Thank you everyone for your help and advice could not have done it with out you.
 
#13 ·
Hey guys all the 220VAC outlets are in except for one and I have about 8 120VAC outlets to wire into the panel. The sub panel is in and has 100 AMPS to it. I ran 4 #2 aluminum wires from the main and 2 ground rods to the sub. I also rand the light 6 in all but need to power them as well. I need to find out if I can put boxes in the ceiling and run plugs from each light I think I can but need to use twist locks by code but not sure I guess I will ask the inspector when I call him to come out it should only take about a half hour to an hour so it should be done before he gets here. Thanks to all for the help, if you know weather I can put boxes in the ceiling for the lights to plug into post your response please.
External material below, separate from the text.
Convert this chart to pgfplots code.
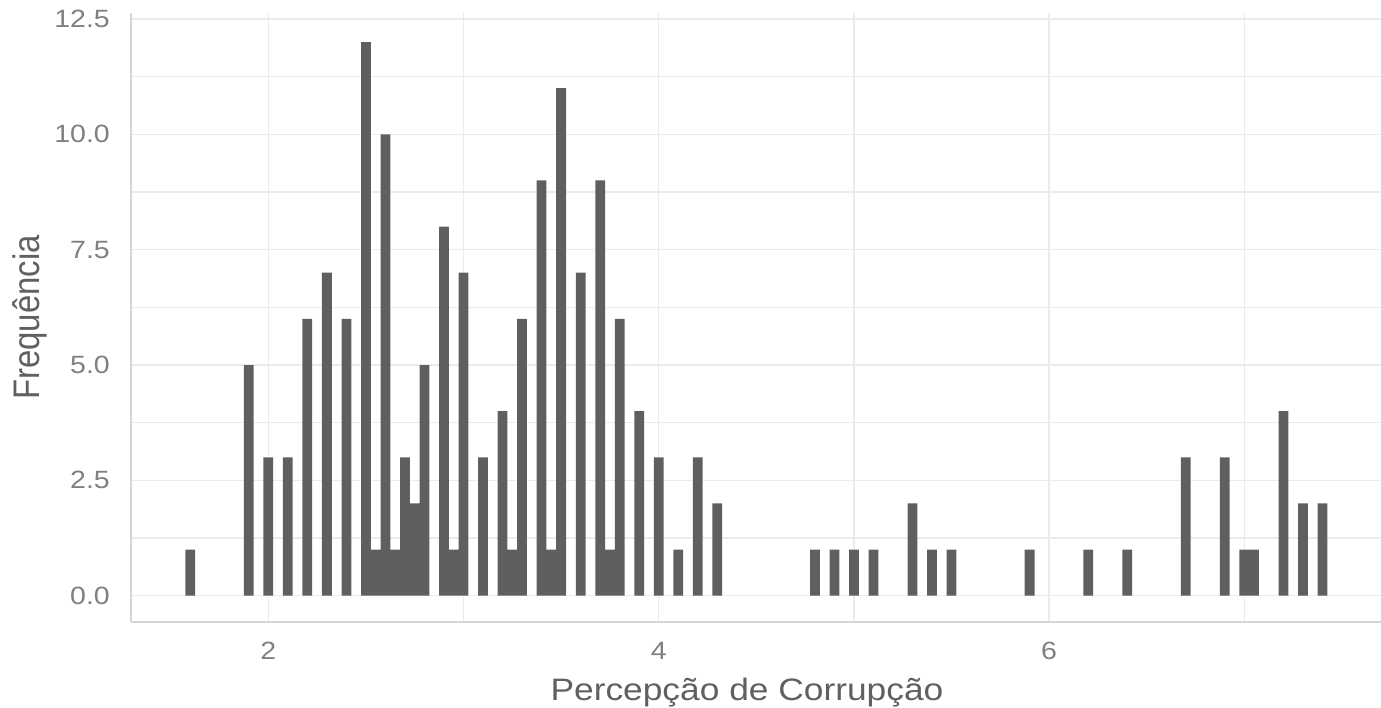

And thanks again.
 
#16 ·
We are talking about 220V Single Phase.

At your main panel (the one coming from the pole or street) there
Are two positives and one negative going into your main panel,
The main panel is grounded by a rod 8ft deep (or gas line),
The ground and negative gets bonded together at that location (some have a bolt option).

Some people make the mistake of bonding the ground to the negative at the
Sub Panel too (some sub panels have that option).
With a 4 wire system (with ground wire) having two Bonding points in a system causes a loop and can be DANGERIOUS!

On a three wire system (no ground wire) into the sub panel you
Can bond the ground and negative) do not use a this three wire
system too a metal Building.

There should be ground rod at each panel if they are in different buildings.
 
#17 ·
OK I see where I misunderstood what you previously said. We are good on all grounds. The inspector did say I needed 2 ground rods less then 6 feet apart and a ground wire to the sub panel. He will be here tomorrow at 9:30 AM to do the final inspection. It should pass with no problems I have to get a strain relief for the ceiling cord because it is higher than 8 feet, that was the only part I had not figured on.